SPYSCH_141026_210
Existing comment: Drain Pipe Bug:
This bug was designed to automatically run a connecting wire from the bug to a remote listening post. It was concealed in a section of pipe used to drain rainwater from the roof of the newly constructed Soviet Embassy in Washington, DC.
A US intelligence agency installed the drain pipe while the Embassy was under construction in the early 1980s. After the building was completed, technicians sent a radio signal to the bug, which set off a tiny explosive burst and released a small parachute into the drain shaft. A spool of wire was attached to the parachute.
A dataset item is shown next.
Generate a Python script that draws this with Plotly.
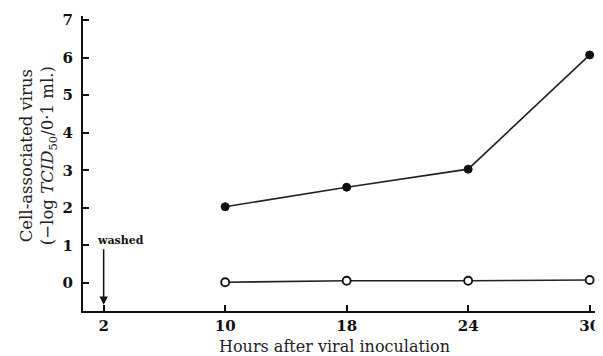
import plotly.graph_objects as go

hours = ["10", "18", "24", "30"]
x_ticks = ["2", "10", "18", "24", "30"]
filled_virus = [2.03, 2.55, 3.03, 6.07]
open_virus = [0.02, 0.06, 0.06, 0.08]
y_ticks = [0, 1, 2, 3, 4, 5, 6, 7]

FONT = "DejaVu Serif"

fig = go.Figure()
fig.add_trace(go.Scatter(
    x=hours, y=filled_virus, mode="lines+markers",
    line=dict(color="#222", width=1.6),
    marker=dict(symbol="circle", size=8, color="#111", line=dict(color="#111", width=1)),
    showlegend=False, cliponaxis=False,
))
fig.add_trace(go.Scatter(
    x=hours, y=open_virus, mode="lines+markers",
    line=dict(color="#222", width=1.6),
    marker=dict(symbol="circle", size=8, color="white", line=dict(color="#111", width=1.8)),
    showlegend=False, cliponaxis=False,
))

fig.update_xaxes(
    type="category", categoryorder="array", categoryarray=x_ticks,
    tickvals=x_ticks, ticktext=x_ticks,
    range=[-0.17, 4.085],
    showline=True, linecolor="#111", linewidth=2,
    ticks="inside", ticklen=6, tickcolor="#111", tickwidth=1.5,
    showgrid=False, zeroline=False,
    tickfont=dict(family=FONT, size=15, color="#111", weight="bold"),
)
fig.update_yaxes(
    range=[-0.745, 7.106],
    tickvals=y_ticks,
    showline=True, linecolor="#111", linewidth=2,
    ticks="inside", ticklen=6, tickcolor="#111", tickwidth=1.5,
    showgrid=False, zeroline=False, ticklabelstandoff=5,
    tickfont=dict(family=FONT, size=15, color="#111", weight="bold"),
)

fig.add_annotation(
    x=0.0, xref="x", y=-0.58, yref="y", text="", showarrow=True,
    ax=0, ay=-57, arrowhead=2, arrowsize=1.1, arrowwidth=1.5, arrowcolor="#111",
)
fig.add_annotation(
    x=0.0, xref="x", y=1.14, yref="y", text="<b>washed</b>", showarrow=False,
    xanchor="left", yanchor="middle", xshift=-9,
    font=dict(family=FONT, size=11, color="#111"),
)
fig.add_annotation(
    x=-0.087, xref="paper", y=0.525, yref="paper", textangle=-90,
    text="Cell-associated virus<br>(−log <i>TCID</i><sub>50</sub>/0·1 ml.)",
    showarrow=False, xanchor="center", yanchor="middle",
    font=dict(family=FONT, size=16.5, color="#222"),
)
fig.add_annotation(
    x=0.487, xref="paper", y=-0.122, yref="paper",
    text="Hours after viral inoculation",
    showarrow=False, xanchor="center", yanchor="middle",
    font=dict(family=FONT, size=16, color="#222"),
)

fig.update_layout(
    width=595, height=348,
    margin=dict(l=75, r=3, t=8, b=45),
    plot_bgcolor="white", paper_bgcolor="white",
)
fig.write_html("out.html")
The first time it rained, water rushing through the pipe carried the parachute, along with the wire, through the building and into an underground sewer system. A technician retrieved the parachute and connected the wire to the listening post.

Vibro-Acoustic Microphone:
In 1976, Soviet technicians discovered a microphone ("bug") in the Soviet Trade Consulate in London. The British device was clipped to a piece of steel reinforcing bar (rebar) inside a concrete wall.
Originally designed as an earthquake detector, this bug picked up the vibrations of human conversations as they hit the concrete wall, causing it to vibrate. The bug enabled technicians to easily pick out the sound of voices from other types of vibrations in the room.
Soviet technicians were so impressed by the performance of this design that they installed similar devices in the US Embassy in Moscow when it was under construction in the early 1980s.